- [Data provided]:

========================================================================

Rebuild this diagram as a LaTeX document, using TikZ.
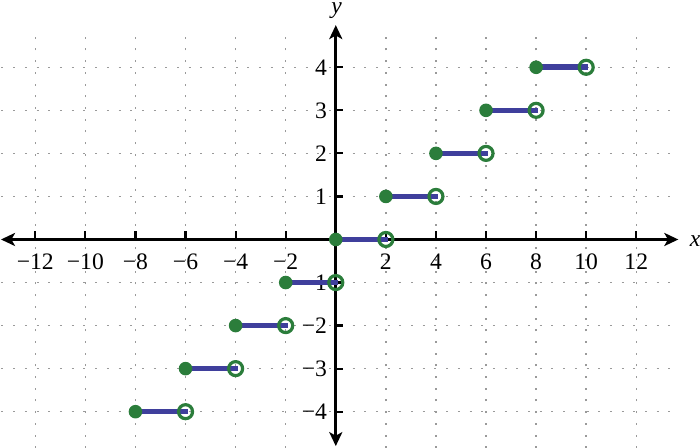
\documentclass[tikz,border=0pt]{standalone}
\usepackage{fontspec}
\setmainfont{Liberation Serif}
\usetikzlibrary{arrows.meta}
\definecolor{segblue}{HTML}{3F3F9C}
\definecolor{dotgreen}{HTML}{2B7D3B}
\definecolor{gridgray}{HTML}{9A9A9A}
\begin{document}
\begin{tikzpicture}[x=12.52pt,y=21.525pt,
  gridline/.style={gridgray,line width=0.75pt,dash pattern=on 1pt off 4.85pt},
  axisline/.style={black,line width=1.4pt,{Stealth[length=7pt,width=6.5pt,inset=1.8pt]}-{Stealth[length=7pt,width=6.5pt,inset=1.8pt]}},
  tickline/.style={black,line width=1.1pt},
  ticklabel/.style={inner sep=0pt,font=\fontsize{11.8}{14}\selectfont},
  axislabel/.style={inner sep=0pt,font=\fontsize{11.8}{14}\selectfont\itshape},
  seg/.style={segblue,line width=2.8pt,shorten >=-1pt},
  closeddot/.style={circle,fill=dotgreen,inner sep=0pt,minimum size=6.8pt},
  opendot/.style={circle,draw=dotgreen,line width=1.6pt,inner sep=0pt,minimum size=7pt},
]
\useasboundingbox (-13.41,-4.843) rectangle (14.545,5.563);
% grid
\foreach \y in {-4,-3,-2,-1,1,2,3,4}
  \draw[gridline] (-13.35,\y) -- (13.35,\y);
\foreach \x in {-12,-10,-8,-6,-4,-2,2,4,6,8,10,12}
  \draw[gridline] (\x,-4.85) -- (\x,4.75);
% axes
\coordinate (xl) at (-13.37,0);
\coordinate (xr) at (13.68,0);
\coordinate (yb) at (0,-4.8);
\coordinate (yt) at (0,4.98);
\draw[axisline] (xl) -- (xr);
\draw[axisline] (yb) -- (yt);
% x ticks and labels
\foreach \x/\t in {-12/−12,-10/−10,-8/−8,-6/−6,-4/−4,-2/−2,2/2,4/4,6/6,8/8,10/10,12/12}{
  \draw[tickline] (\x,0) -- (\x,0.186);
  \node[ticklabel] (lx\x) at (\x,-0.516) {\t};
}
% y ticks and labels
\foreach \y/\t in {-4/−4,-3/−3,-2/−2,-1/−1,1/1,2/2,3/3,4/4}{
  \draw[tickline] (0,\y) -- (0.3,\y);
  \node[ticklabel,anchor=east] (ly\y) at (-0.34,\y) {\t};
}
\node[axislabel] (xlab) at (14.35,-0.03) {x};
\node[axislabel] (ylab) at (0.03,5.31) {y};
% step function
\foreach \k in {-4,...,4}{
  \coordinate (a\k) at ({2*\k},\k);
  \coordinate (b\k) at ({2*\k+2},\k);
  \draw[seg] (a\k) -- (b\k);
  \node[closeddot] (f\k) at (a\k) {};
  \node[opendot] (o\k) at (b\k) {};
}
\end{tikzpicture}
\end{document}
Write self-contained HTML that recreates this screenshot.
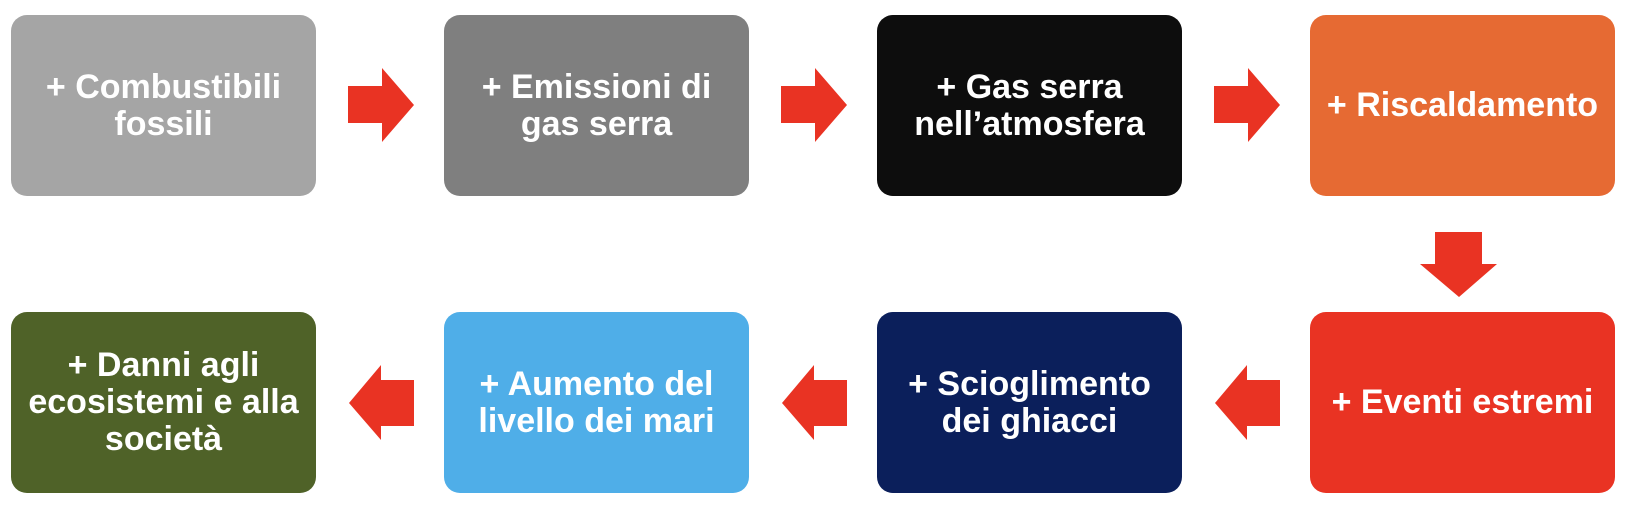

========================================================================

- [Written exercise]: Retype each record exactly as it stands, but do not include the pictures.

- [Final result]:
Rebuild this diagram as a LaTeX document, using TikZ.
\documentclass[tikz,border=0pt]{standalone}
\usepackage{fontspec}
\setmainfont{Liberation Serif}
\usetikzlibrary{arrows.meta}
\definecolor{segblue}{HTML}{3F3F9C}
\definecolor{dotgreen}{HTML}{2B7D3B}
\definecolor{gridgray}{HTML}{9A9A9A}
\begin{document}
\begin{tikzpicture}[x=12.52pt,y=21.525pt,
  gridline/.style={gridgray,line width=0.75pt,dash pattern=on 1pt off 4.85pt},
  axisline/.style={black,line width=1.4pt,{Stealth[length=7pt,width=6.5pt,inset=1.8pt]}-{Stealth[length=7pt,width=6.5pt,inset=1.8pt]}},
  tickline/.style={black,line width=1.1pt},
  ticklabel/.style={inner sep=0pt,font=\fontsize{11.8}{14}\selectfont},
  axislabel/.style={inner sep=0pt,font=\fontsize{11.8}{14}\selectfont\itshape},
  seg/.style={segblue,line width=2.8pt,shorten >=-1pt},
  closeddot/.style={circle,fill=dotgreen,inner sep=0pt,minimum size=6.8pt},
  opendot/.style={circle,draw=dotgreen,line width=1.6pt,inner sep=0pt,minimum size=7pt},
]
\useasboundingbox (-13.41,-4.843) rectangle (14.545,5.563);
% grid
\foreach \y in {-4,-3,-2,-1,1,2,3,4}
  \draw[gridline] (-13.35,\y) -- (13.35,\y);
\foreach \x in {-12,-10,-8,-6,-4,-2,2,4,6,8,10,12}
  \draw[gridline] (\x,-4.85) -- (\x,4.75);
% axes
\coordinate (xl) at (-13.37,0);
\coordinate (xr) at (13.68,0);
\coordinate (yb) at (0,-4.8);
\coordinate (yt) at (0,4.98);
\draw[axisline] (xl) -- (xr);
\draw[axisline] (yb) -- (yt);
% x ticks and labels
\foreach \x/\t in {-12/−12,-10/−10,-8/−8,-6/−6,-4/−4,-2/−2,2/2,4/4,6/6,8/8,10/10,12/12}{
  \draw[tickline] (\x,0) -- (\x,0.186);
  \node[ticklabel] (lx\x) at (\x,-0.516) {\t};
}
% y ticks and labels
\foreach \y/\t in {-4/−4,-3/−3,-2/−2,-1/−1,1/1,2/2,3/3,4/4}{
  \draw[tickline] (0,\y) -- (0.3,\y);
  \node[ticklabel,anchor=east] (ly\y) at (-0.34,\y) {\t};
}
\node[axislabel] (xlab) at (14.35,-0.03) {x};
\node[axislabel] (ylab) at (0.03,5.31) {y};
% step function
\foreach \k in {-4,...,4}{
  \coordinate (a\k) at ({2*\k},\k);
  \coordinate (b\k) at ({2*\k+2},\k);
  \draw[seg] (a\k) -- (b\k);
  \node[closeddot] (f\k) at (a\k) {};
  \node[opendot] (o\k) at (b\k) {};
}
\end{tikzpicture}
\end{document}
Write self-contained HTML that recreates this screenshot.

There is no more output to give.